Harry Kane’s hat-trick in Tottenham's 3-0 win over APOEL in Nicosia means he is currently the Champions League’s top scorer this season with five goals. Doing it in this competition is underlining his world-class credentials, writes Adam Bate.
Sometimes it is the stage that is significant not the quality of the opposition. After all, Harry Kane has already scored against Manchester United and Manchester City, Chelsea and Arsenal, Liverpool and Everton. He has struck against Germany and France for his country too, so nobody will be too surprised to see him putting three past the champions of Cyprus. But doing it in the Champions League matters. This is the competition in which Cristiano Ronaldo and Lionel Messi set themselves apart from the rest.

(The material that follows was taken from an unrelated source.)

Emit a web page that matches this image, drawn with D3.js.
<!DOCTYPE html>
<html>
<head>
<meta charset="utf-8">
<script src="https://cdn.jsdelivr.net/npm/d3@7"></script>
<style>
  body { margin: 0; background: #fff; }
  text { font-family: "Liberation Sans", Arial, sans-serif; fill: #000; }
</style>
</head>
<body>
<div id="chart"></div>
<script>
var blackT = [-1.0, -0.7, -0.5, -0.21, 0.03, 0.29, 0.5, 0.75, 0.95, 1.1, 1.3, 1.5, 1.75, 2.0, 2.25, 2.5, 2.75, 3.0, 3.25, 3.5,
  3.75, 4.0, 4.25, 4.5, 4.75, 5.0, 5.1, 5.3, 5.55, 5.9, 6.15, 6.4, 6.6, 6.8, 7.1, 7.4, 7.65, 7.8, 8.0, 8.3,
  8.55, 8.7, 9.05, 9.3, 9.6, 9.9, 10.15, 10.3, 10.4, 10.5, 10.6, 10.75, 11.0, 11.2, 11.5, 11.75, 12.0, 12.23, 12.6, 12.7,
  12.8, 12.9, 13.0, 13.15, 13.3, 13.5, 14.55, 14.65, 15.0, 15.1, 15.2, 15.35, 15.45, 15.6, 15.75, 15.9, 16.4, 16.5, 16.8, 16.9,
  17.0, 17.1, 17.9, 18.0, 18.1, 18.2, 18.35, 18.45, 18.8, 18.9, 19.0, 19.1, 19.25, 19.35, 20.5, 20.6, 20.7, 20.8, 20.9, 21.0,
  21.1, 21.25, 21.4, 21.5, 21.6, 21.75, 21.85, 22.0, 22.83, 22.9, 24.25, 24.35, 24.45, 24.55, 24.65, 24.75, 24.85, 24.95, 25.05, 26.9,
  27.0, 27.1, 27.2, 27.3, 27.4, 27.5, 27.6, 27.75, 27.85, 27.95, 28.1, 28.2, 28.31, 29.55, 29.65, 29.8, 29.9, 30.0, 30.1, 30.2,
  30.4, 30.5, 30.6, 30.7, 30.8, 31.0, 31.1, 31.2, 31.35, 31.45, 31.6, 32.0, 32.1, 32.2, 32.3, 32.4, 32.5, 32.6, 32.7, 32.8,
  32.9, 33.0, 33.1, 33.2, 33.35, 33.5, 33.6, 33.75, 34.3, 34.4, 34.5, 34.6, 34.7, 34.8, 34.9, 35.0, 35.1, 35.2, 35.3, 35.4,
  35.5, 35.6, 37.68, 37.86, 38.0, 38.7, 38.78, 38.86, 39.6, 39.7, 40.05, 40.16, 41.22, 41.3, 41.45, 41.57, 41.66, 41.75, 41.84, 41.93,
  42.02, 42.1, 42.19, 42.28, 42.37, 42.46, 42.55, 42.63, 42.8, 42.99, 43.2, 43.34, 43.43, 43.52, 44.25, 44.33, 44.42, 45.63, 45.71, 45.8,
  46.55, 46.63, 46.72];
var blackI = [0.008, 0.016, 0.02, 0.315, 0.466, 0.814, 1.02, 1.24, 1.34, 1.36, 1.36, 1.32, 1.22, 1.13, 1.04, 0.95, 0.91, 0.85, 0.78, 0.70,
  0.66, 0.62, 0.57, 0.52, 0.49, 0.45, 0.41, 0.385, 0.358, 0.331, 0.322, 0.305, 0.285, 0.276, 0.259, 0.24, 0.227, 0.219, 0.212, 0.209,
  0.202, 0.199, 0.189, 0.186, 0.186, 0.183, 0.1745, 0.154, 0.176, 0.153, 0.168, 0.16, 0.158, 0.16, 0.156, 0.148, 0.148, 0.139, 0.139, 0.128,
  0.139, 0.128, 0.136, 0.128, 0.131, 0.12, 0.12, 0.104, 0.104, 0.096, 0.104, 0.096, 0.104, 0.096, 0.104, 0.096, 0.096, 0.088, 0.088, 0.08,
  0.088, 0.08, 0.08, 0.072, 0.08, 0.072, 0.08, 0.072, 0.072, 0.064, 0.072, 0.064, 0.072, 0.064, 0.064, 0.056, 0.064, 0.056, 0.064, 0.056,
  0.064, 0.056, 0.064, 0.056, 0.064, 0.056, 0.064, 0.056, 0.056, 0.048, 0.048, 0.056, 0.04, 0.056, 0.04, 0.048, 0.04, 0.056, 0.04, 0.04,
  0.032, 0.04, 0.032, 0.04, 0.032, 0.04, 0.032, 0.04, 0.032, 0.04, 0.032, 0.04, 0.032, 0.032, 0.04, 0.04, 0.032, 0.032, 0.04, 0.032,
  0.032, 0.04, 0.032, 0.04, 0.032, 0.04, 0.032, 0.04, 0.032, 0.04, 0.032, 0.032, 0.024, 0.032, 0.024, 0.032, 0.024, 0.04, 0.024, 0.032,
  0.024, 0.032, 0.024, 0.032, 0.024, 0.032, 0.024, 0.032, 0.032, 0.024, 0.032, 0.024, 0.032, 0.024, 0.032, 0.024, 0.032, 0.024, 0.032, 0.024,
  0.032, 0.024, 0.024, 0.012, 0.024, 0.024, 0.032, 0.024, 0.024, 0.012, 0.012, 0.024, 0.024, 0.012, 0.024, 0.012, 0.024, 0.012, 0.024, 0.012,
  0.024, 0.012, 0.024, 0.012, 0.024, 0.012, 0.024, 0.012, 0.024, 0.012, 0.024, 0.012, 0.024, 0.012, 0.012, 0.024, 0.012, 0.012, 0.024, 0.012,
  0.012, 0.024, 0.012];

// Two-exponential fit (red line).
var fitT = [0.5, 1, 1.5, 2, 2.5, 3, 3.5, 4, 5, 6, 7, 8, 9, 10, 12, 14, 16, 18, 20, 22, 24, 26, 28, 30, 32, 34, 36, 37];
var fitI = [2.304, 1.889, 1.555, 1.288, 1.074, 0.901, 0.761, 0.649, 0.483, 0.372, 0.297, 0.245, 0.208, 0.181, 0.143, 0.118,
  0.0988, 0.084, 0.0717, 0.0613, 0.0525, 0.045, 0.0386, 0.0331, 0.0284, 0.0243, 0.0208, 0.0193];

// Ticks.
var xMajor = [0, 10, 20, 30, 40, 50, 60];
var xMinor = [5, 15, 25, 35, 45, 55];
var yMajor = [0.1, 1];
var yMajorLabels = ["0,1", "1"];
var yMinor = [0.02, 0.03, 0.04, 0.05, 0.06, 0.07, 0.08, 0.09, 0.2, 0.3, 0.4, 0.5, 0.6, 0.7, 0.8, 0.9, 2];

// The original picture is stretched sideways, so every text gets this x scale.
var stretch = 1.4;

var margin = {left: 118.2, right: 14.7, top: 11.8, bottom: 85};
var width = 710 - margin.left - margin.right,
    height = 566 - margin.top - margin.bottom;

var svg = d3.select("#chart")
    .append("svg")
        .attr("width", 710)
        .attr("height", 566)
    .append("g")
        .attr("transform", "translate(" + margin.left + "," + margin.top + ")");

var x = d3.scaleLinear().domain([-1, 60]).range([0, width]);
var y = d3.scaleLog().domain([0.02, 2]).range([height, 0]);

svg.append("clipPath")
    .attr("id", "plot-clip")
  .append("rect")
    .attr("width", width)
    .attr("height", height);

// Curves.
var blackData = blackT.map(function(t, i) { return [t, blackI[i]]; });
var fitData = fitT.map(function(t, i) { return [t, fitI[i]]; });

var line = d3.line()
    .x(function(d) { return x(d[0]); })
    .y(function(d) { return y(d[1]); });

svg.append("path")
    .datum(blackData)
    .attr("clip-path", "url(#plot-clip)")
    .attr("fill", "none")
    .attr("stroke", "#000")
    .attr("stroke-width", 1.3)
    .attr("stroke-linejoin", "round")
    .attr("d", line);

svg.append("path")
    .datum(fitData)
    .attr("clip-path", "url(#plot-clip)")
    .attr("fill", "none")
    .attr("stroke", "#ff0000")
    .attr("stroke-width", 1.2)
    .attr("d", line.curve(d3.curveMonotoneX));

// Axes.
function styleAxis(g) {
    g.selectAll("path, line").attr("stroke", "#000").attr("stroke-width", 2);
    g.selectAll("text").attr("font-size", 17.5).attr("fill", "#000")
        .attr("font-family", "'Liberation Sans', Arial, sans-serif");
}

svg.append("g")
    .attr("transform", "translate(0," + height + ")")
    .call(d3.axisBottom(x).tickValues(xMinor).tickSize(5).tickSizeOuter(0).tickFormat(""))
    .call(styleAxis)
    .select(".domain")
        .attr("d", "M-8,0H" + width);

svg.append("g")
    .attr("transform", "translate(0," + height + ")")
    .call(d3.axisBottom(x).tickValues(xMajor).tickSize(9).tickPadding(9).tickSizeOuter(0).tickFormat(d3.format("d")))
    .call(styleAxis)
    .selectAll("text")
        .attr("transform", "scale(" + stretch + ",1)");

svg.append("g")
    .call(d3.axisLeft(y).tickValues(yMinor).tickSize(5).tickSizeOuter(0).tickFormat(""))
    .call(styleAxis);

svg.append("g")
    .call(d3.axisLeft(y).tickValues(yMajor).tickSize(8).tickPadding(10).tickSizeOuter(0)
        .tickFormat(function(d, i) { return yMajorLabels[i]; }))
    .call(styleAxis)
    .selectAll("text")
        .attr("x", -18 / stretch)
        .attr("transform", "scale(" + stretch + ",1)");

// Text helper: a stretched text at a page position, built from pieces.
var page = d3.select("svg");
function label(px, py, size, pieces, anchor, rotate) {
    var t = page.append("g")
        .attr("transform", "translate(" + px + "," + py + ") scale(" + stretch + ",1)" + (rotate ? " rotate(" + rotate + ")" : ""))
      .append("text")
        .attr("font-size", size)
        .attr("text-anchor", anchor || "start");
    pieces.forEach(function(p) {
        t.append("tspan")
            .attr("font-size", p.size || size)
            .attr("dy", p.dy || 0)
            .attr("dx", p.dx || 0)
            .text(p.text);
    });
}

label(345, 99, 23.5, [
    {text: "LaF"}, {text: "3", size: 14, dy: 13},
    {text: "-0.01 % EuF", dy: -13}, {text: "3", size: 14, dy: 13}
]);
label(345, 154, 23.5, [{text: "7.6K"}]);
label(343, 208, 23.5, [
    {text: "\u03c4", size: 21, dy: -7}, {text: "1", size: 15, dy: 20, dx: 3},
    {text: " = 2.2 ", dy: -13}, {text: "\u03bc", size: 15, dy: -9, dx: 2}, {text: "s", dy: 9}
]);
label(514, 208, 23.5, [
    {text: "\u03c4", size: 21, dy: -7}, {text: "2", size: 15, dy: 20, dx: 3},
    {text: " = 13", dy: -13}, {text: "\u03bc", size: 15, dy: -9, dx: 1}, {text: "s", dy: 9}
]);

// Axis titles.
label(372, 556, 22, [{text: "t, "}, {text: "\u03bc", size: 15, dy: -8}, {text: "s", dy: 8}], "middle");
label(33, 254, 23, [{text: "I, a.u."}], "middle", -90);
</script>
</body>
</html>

It is the stage that elevates the best and not just because they deliver against the best. Punishing poor opponents is all part of the show and those two players have done that like nobody before them. One or both of Ronaldo and Messi have topped the Champions League scoring charts in each of the past 10 seasons. It is a remarkable achievement and a testament to their decade of consistency. But Kane's own relentlessness in front of goal means that the iconic duo may yet have a new challenger this time around. After scoring twice against Borussia Dortmund in Tottenham's opener, Kane produced the 'perfect hat-trick' against APOEL. The first was struck beyond the goalkeeper with his left foot. The second was swept into the corner of the net with his right. When Kieran Trippier curled in the cross for the third, he headed it home. Three chances and three goals.

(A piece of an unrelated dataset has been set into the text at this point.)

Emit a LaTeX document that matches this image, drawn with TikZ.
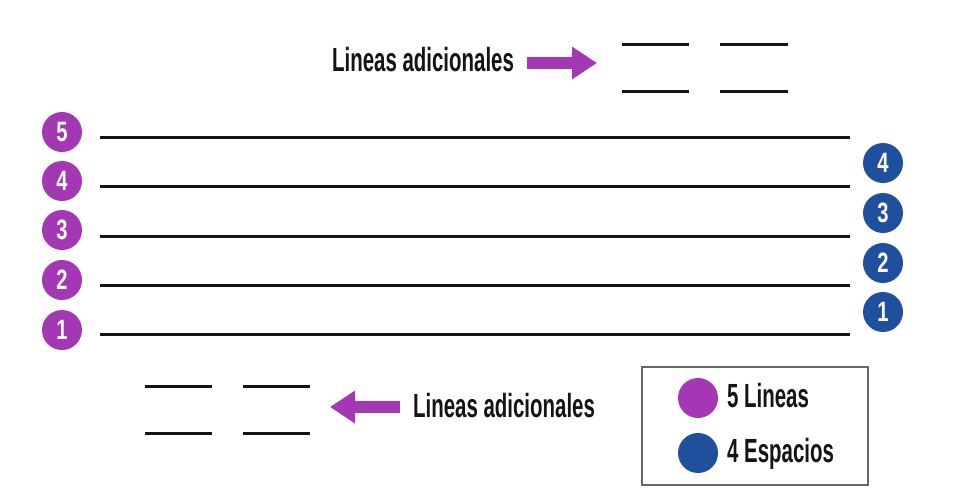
\documentclass[tikz,border=0pt]{standalone}
\usepackage{fontspec}
\setmainfont{Liberation Sans}[FakeStretch=0.61]
\newfontfamily\digitfont{Liberation Sans}[FakeStretch=0.72]
\usetikzlibrary{arrows.meta}
\definecolor{purp}{RGB}{163,55,180}
\definecolor{blu}{RGB}{31,80,158}
\definecolor{linecol}{RGB}{20,20,20}
\tikzset{
  staffline/.style={line width=3pt, draw=linecol},
  ledger/.style={line width=3pt, draw=linecol},
  numcirc/.style={circle, minimum size=40pt, inner sep=0pt, text=white,
    font=\digitfont\bfseries\fontsize{28}{28}\selectfont},
  pcirc/.style={numcirc, fill=purp},
  bcirc/.style={numcirc, fill=blu},
  lbl/.style={font=\bfseries\fontsize{33.5}{33.5}\selectfont, inner sep=0pt, anchor=base west, text=linecol},
  bigarrow/.style={line width=12pt, draw=purp, -{Triangle[length=25pt,width=31pt]}},
  legendbox/.style={draw=gray!80!black, line width=1.6pt},
}
\begin{document}
\begin{tikzpicture}[x=1pt,y=-1pt]
\useasboundingbox (0,0) rectangle (956,498);
% staff lines
\foreach \i/\y in {5/137,4/186,3/236,2/285,1/334}{
  \coordinate (s\i a) at (100,\y);
  \coordinate (s\i b) at (850,\y);
  \draw[staffline] (s\i a) -- (s\i b);
}
% purple line numbers
\foreach \i/\y in {5/132,4/181,3/230,2/280,1/330}{
  \node[pcirc] (p\i) at (62,\y) {\i};
}
% blue space numbers
\foreach \i/\y in {4/163,3/213,2/263,1/312}{
  \node[bcirc] (b\i) at (883,\y) {\i};
}
% top ledger lines
\coordinate (t1a) at (622,44); \coordinate (t1b) at (689,44);
\coordinate (t2a) at (720,44); \coordinate (t2b) at (788,44);
\coordinate (t3a) at (622,91); \coordinate (t3b) at (689,91);
\coordinate (t4a) at (720,91); \coordinate (t4b) at (788,91);
\draw[ledger] (t1a) -- (t1b);
\draw[ledger] (t2a) -- (t2b);
\draw[ledger] (t3a) -- (t3b);
\draw[ledger] (t4a) -- (t4b);
% top label and arrow
\node[lbl] (toplbl) at (332,71) {Lineas adicionales};
\coordinate (ta1) at (527,63);
\coordinate (ta2) at (597,63);
\draw[bigarrow] (ta1) -- (ta2);
% bottom ledger lines
\coordinate (u1a) at (145,386); \coordinate (u1b) at (212,386);
\coordinate (u2a) at (243,386); \coordinate (u2b) at (310,386);
\coordinate (u3a) at (145,433); \coordinate (u3b) at (212,433);
\coordinate (u4a) at (243,433); \coordinate (u4b) at (310,433);
\draw[ledger] (u1a) -- (u1b);
\draw[ledger] (u2a) -- (u2b);
\draw[ledger] (u3a) -- (u3b);
\draw[ledger] (u4a) -- (u4b);
% bottom label and arrow
\node[lbl] (botlbl) at (413,417) {Lineas adicionales};
\coordinate (ba1) at (400,407);
\coordinate (ba2) at (330,407);
\draw[bigarrow] (ba1) -- (ba2);
% legend
\node[legendbox, minimum width=226pt, minimum height=118pt, inner sep=0pt] (legend) at (755,426) {};
\node[circle, fill=purp, minimum size=40pt, inner sep=0pt] (lp) at (698,398) {};
\node[circle, fill=blu, minimum size=40pt, inner sep=0pt] (lb) at (698,453) {};
\node[lbl] (lpt) at (727,407) {5 Lineas};
\node[lbl] (lbt) at (727,462) {4 Espacios};
\end{tikzpicture}
\end{document}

Incredibly, it is Kane's sixth hat-trick of the calendar year and takes him to five for the season in the Champions League after only two matches. That is enough to put him at the top of the pile at this stage, one ahead of Ronaldo, whose Real Madrid side Kane will face home and away in Tottenham's next two European fixtures. Of course, the defending champions will prove a much sterner test. But whoever comes out on top in that challenge, Kane has already eclipsed the achievements of any of his compatriots so far this decade. The last English player to score in four consecutive games in Europe's premier club competition was the now retired Steven Gerrard.
Kane has also overhauled the tallies of the top English goalscorer in the Champions League in each of the past seven seasons. Wayne Rooney managed five in seven appearances in the 2009/10 campaign prior to that. Kane will have ample opportunity to go beyond that. Perhaps this will be the season that he surpasses everyone else too.